KTM Developing Leaf Spring Suspension
Mention the term “leaf spring” and there’s a tendency to think of old-school muscle cars with unsophisticated, cart-sprung, solid-axle rear ends or, in motorcycle terms, pre-war bikes with leaf spring front suspension. However, KTM is now looking at reviving the idea for motocross bikes.
In reality, while crude, old suspension systems often used leaf springs, the spring itself isn’t usually the source of their lack of sophistication. Chevrolet’s Corvette used transverse leaf springs on independent suspension from the second generation in 1963 right until the launch of the 8th generation in 2020, adopting composite plastic single-leaf springs in the 80s. Less famously, Volvo uses composite, transverse leaf springs in several of its latest models. Used correctly, leaf springs made of modern materials can be lighter than steel coils, and in some instances their long, flat shape is easier to package. Composite leaf springs, made of a single piece rather than the stacked leaves of traditional metal leaf springs, also avoid the friction of the multiple leaves rubbing together, which was one of the main drawbacks of older designs.
Leaf springs have appeared on motocross bikes in the modern era before. Yamaha’s 1992-93 factory ‘crosser, the YZM250 0WE4, used a single composite leaf at the rear, its front end clamped under the engine and the rear bolted to a linkage below the swingarm, so as the rear wheel rose, the leaf flexed to provide springing. The idea was to clear the area where the rear spring and damper would normally sit, allowing a straighter intake path for the engine. A compact, rotary damper was also fitted and the bike was a race winner in both 1992 and 1993 in the All-Japan Championship.
KTM’s new design, revealed in a patent application from the Austrian company, refers to the Yamaha and points out similar advantages in terms of packaging, but adopts a different layout. As shown in the pictures, KTM puts the leaf in a nearly vertical orientation, tight against the rear of the engine to clear the space normally filled by a coil-over (the patent confirms that while its leading image shows the system overlaid on a picture of a conventional motocrosser, the coil spring shown in the image would not be present).

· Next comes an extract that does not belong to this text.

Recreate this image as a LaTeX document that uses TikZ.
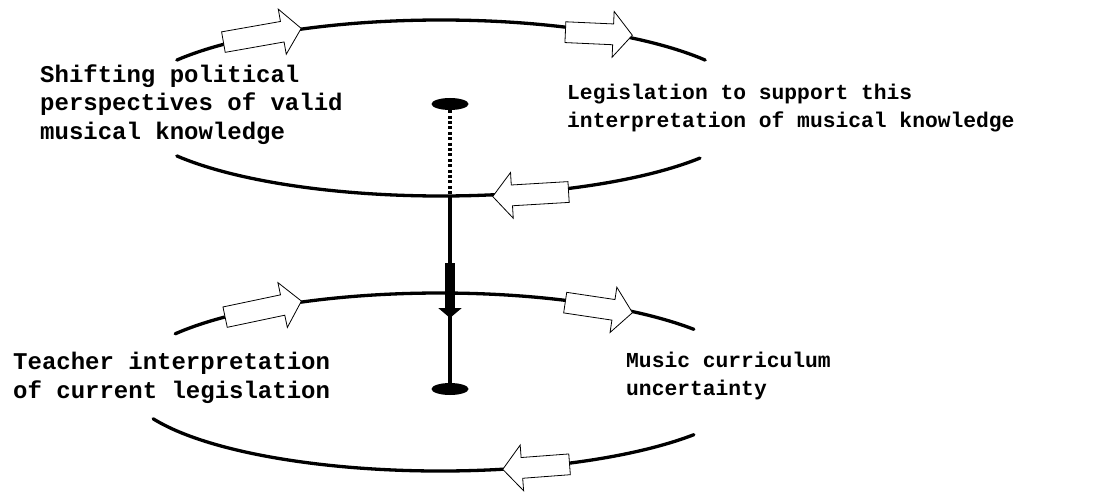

The top and bottom of the spring are each firmly clamped to the end of linkages. The upper linkage is pivotally mounted on the bike’s main frame, while the lower linkage pivots from a bracket under the swingarm. The result is that, as the swingarm moves upwards, a bend is introduced to the composite leaf spring. To add adjustability, the upper linkage’s length is adjustable via a screw thread and an adjuster knob, making it easy to increase or reduce preload in the system.
The patent doesn’t show a damper for the rear end but its text confirms that a conventional damper would be used to control the rear suspension. However, it would have to be more compact than a normal rear shock, or mounted differently, to allow KTM to take advantage of the benefits of the leaf spring, which are largely related to the space it frees up. The patent suggests this space could be used to make parts of the powertrain like the air box, intake tract or muffler, for instance, larger or more efficient. Additionally, the design could allow more flexibility of layout in future electric-powered motocross bikes.
Beyond the packaging advantages, the system’s other benefit is its adjustability. KTM’s patent shows how changing the length or shape of the linkages holding either end of the spring can alter the suspension’s behavior. In one illustration (Fig.7 in the patent), four different lever arrangements are shown to change the rear suspension’s behavior: changing from rising rate (7a) to constant rate (7b), and decreasing spring rates (7c and 7d). Those radically different behaviors are achieved without changing the spring itself.
As ever, a patent application is no guarantee that an idea will reach production, but the packaging advantages of the leaf spring rear end could become increasingly valuable, particularly in future as electric powertrains force engineers to rethink the conventional layouts that have been honed during a century of piston-engine bikes.